Mas o STF também indeferiu a separação dos Inquéritos 2.462/RR, 2.555/RR e 2.455/RR, todos de relatoria do Min.Cezar Peluso, este último assim ementado:“1. INQUÉRITO POLICIAL. Desmembramento. Inadmissibilidade. Pluralidade reduzida de acusados, dos quais um goza de foro especial por prerrogativa de função, perante o Supremo. Delitos conexos. Impossibilidade de aplicação de critério objetivo para desmembramento. Inexistência de razão relevante. Preliminar rejeitada. Aplicação do art. 80 do CPP. Precedente. Quando o número de acusados e a conexidade dos fatos não constituam razão relevante nem conveniente, não se procede a desmembramento de inquérito policial ou de processo de ação penal.2. AÇÃO PENAL. Denúncia. Exposição clara e objetiva dos fatos. Possibilidade de plena defesa. Recebimento. Se a denúncia contém exposição clara e objetiva dos fatos delituosos, possibilitando plena defesa ao acusado, deve ser recebida”
IV – O CASO DA INVESTIGAÇÃO DOS FAKE NEWS E A NECESSIDADE DE NÃO APLICAÇÃO DO ARTIGO 80 DO CPP PARA O CASO
Ora, mesmo que se entenda que a conexão, matriz do artigo 80 do CPP, envolve união de processos, não existindo disciplina normativa com relação às investigações, inquéritos, entende-se que sendo útil ao esclarecimento e busca da verdade real, pode-se providenciar a união em um só foro.
Tal parece-se ser o caso dessa discussão.

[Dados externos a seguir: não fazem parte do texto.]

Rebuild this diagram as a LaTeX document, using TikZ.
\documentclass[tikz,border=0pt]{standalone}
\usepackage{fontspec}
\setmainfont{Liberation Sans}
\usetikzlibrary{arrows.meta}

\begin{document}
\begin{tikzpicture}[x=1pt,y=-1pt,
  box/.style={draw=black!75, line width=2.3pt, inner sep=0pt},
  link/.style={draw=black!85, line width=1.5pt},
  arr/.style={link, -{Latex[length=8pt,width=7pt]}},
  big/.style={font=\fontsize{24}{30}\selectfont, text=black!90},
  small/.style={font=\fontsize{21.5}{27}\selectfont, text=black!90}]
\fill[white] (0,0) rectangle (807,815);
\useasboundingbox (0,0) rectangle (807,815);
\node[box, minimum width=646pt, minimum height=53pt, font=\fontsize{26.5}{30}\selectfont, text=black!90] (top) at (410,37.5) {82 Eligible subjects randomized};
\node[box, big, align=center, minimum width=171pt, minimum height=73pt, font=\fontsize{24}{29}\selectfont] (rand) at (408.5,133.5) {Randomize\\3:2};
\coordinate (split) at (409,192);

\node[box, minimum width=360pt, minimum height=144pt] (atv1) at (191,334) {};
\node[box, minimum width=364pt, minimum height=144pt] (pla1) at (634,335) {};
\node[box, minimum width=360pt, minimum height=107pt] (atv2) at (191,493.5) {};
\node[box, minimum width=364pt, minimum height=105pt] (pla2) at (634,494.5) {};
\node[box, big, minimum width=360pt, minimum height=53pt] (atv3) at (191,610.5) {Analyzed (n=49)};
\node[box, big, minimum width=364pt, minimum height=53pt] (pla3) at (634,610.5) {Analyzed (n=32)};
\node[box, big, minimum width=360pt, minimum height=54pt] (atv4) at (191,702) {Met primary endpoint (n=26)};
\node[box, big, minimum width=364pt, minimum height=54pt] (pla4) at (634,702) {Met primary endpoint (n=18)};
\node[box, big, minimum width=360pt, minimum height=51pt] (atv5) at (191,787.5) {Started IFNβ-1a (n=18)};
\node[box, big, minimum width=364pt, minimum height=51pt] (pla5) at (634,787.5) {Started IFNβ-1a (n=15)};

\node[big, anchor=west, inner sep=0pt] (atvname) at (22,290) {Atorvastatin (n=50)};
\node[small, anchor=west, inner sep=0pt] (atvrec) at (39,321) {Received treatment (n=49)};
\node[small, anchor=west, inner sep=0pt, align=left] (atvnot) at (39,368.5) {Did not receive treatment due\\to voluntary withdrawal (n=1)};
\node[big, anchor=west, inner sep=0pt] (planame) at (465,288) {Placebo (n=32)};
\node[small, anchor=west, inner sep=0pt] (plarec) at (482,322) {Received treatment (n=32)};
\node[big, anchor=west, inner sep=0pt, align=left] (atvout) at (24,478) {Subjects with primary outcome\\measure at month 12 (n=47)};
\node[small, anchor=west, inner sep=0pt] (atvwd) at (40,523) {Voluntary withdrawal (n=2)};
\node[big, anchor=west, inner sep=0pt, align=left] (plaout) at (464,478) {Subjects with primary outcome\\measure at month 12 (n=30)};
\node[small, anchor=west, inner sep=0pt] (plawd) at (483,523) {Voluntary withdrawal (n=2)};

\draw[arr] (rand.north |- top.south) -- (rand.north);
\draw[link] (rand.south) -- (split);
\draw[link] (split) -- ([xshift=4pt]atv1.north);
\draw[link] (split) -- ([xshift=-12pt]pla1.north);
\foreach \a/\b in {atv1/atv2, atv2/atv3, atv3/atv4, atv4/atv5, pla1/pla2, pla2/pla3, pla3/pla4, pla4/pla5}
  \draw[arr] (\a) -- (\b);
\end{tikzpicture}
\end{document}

A justifica de criação da investigação é fundamentada no Regimento Interno do Supremo Tribunal Federal. O presidente do STF, Dias Toffoli aduz que a criação do inquérito por base do art. 43 é regimental, e que “ocorrendo infração à lei penal na sede ou dependência do Tribunal, o presidente instaurará inquérito, se envolver autoridade ou pessoa sujeita à sua jurisdição”.

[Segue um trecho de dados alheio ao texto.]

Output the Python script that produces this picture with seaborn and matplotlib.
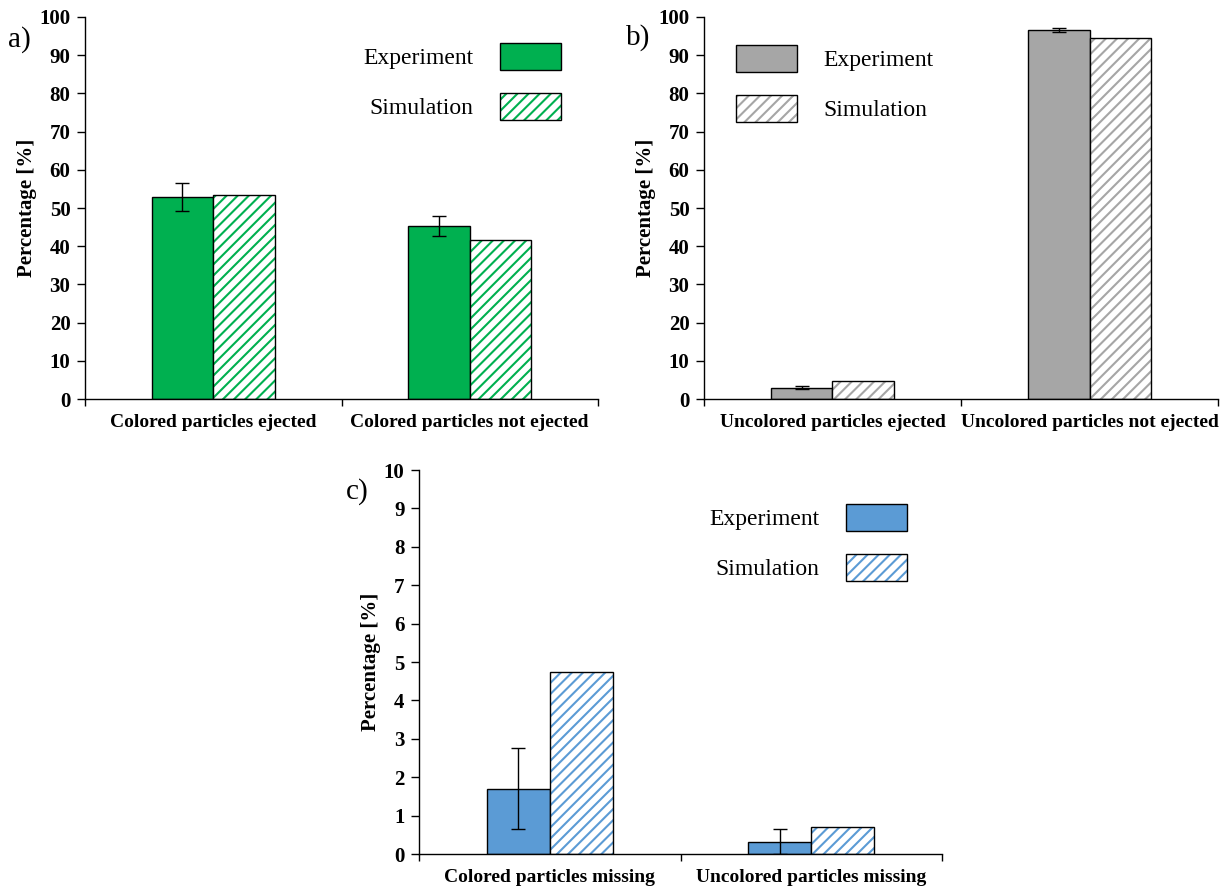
import matplotlib
matplotlib.use('Agg')
import matplotlib.pyplot as plt
import seaborn as sns
import pandas as pd
import numpy as np
from matplotlib.patches import Patch, Rectangle
from matplotlib.legend_handler import HandlerTuple

sns.set_theme(style='ticks')
plt.rcParams['font.family'] = ['Liberation Serif', 'DejaVu Serif']
plt.rcParams['hatch.linewidth'] = 1.5
plt.rcParams['text.color'] = 'black'

# ---------------- data ----------------
series = ['Experiment', 'Simulation']

cats_a = ['Colored particles ejected', 'Colored particles not ejected']
exp_a = [52.9, 45.3]
err_a = [3.7, 2.6]
sim_a = [53.5, 41.6]

cats_b = ['Uncolored particles ejected', 'Uncolored particles not ejected']
exp_b = [3.0, 96.6]
err_b = [0.3, 0.4]
sim_b = [4.7, 94.4]

cats_c = ['Colored particles missing', 'Uncolored particles missing']
exp_c = [1.7, 0.32]
err_c = [1.05, 0.32]
sim_c = [4.73, 0.71]

GREEN = '#00B050'
GRAY = '#A6A6A6'
BLUE = '#5B9BD5'
HATCH = '///'

W, H = 1226, 888
fig = plt.figure(figsize=(W / 100, H / 100), dpi=100)


def fx(px):
    return px / W


def fy(py):
    return 1 - py / H


def panel(rect, cats, exp, err, sim, color, ymax, ystep,
          leg_loc, leg_anchor, markerfirst, label, label_xy):
    ax = fig.add_axes(rect)
    df = pd.DataFrame({
        'category': cats * 2,
        'series': [series[0]] * len(cats) + [series[1]] * len(cats),
        'value': exp + sim,
    })
    sns.barplot(data=df, x='category', y='value', hue='series',
                order=cats, hue_order=series, palette=[color, 'white'],
                saturation=1, width=0.48, edgecolor='black', linewidth=1.0,
                errorbar=None, legend=False, ax=ax)
    # error bars on experiment bars
    bars_e = ax.containers[0]
    xs = [b.get_x() + b.get_width() / 2 for b in bars_e]
    ax.errorbar(xs, exp, yerr=err, fmt='none', ecolor='black',
                elinewidth=1.0, capsize=5, capthick=1.0, zorder=3)
    # hatched simulation bars: colored hatch, black outline
    for b in ax.containers[1]:
        ax.add_patch(Rectangle(b.get_xy(), b.get_width(), b.get_height(),
                               fill=False, ec='black', lw=1.0,
                               zorder=b.get_zorder() + 0.1))
        b.set_hatch(HATCH)
        b.set_edgecolor(color)
        b.set_linewidth(0)

    ax.set_xlim(-0.5, len(cats) - 0.5)
    ax.set_ylim(0, ymax)
    ax.set_yticks(np.arange(0, ymax + ystep / 2, ystep))
    ax.set_xticks(np.arange(-0.5, len(cats), 1.0), minor=True)
    ax.tick_params(axis='y', which='major', length=5.5, width=1, color='black',
                   direction='out', left=True, labelsize=15, pad=5,
                   labelcolor='black')
    ax.tick_params(axis='x', which='major', length=0, bottom=True,
                   labelsize=14, pad=11, labelcolor='black')
    ax.tick_params(axis='x', which='minor', length=5, width=1,
                   color='black', direction='out', bottom=True)
    for lbl in ax.get_xticklabels() + ax.get_yticklabels():
        lbl.set_fontweight('bold')
    ax.set_xlabel('')
    ax.set_ylabel('Percentage [%]', fontsize=15, fontweight='bold',
                  color='black', labelpad=2)
    sns.despine(ax=ax)
    for s in ['left', 'bottom']:
        ax.spines[s].set_color('black')
        ax.spines[s].set_linewidth(1.0)

    h_exp = Patch(facecolor=color, edgecolor='black', lw=1.0)
    h_sim = (Patch(facecolor='white', edgecolor=color, hatch=HATCH, lw=0),
             Patch(facecolor='none', edgecolor='black', lw=1.0))
    leg = ax.legend([h_exp, h_sim], series,
                    handler_map={tuple: HandlerTuple(ndivide=1, pad=0)},
                    loc=leg_loc, bbox_to_anchor=leg_anchor,
                    bbox_transform=fig.transFigure, frameon=False,
                    markerfirst=markerfirst, fontsize=17, handlelength=2.6,
                    handleheight=1.35, handletextpad=1.1, labelspacing=1.0,
                    borderpad=0, borderaxespad=0)
    for t in leg.get_texts():
        t.set_color('black')
    fig.text(fx(label_xy[0]), fy(label_xy[1]), label, fontsize=21,
             ha='left', va='center', color='black')
    return ax


panel([fx(85), fy(399), fx(598 - 85), fy(17) - fy(399)],
      cats_a, exp_a, err_a, sim_a, GREEN, 100, 10,
      'upper right', (fx(561), fy(43)), False, 'a)', (8, 40))

panel([fx(704), fy(399), fx(1218 - 704), fy(17) - fy(399)],
      cats_b, exp_b, err_b, sim_b, GRAY, 100, 10,
      'upper left', (fx(736), fy(45)), True, 'b)', (626, 38))

panel([fx(419), fy(854), fx(942 - 419), fy(470) - fy(854)],
      cats_c, exp_c, err_c, sim_c, BLUE, 10, 1,
      'upper right', (fx(907), fy(504)), False, 'c)', (346, 492))

fig.savefig('out.png', dpi=100)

Ora, com vivência de um mundo voltado para a comunicação aberta, via internet, as agressões podem vir virtualmente, via ameaças cibernéticas.
O objetivo do inquérito é: “velar pela intangibilidade das prerrogativas do STF”, e sua justificativa legal é o artigo 43 do RISTF.
Não se desconhece que há a formação de uma verdadeira organização criminosa, com diversos ramos, a que financia, a que possui tentáculos em blogs e outros veículos de comunicação a que possui milícia armada, todos voltados a combate à democracia, envolvendo empresários, que financiam essas atividades de apoio ao governo, e ainda o uso de prédios públicos para disseminação dessas informações ofensivas.
Observe-se a complexidade do fato apurado.
Assim essa decisão depende da análise das condutas imputadas a todos os investigado, dentro do conjunto da organização criminosa, visto dentro de uma concepção monista, tendo em vista a formação coletiva da vontade no sentido da prática, em tese, criminosa.
Ora, em sendo uma investigação que se volta por atos contra o Supremo Tribunal Federal, sustentáculo da democracia, nas relações de freios e contrapesos(artigo 2º da Constituição Federal) é fundamental que essa investigação desses fake, enganos, que objetivam denegrir o Supremo Tribunal Federal, sejam centralizados na Corte Suprema, em nome da verdade real, com o devido acompanhamento do Ministério Público, titular da ação penal pública incondicionada, em respeito ao sistema acusatório.
Daí a regularidade dessa investigação que deve continuar centralizada no Supremo Tribunal Federal.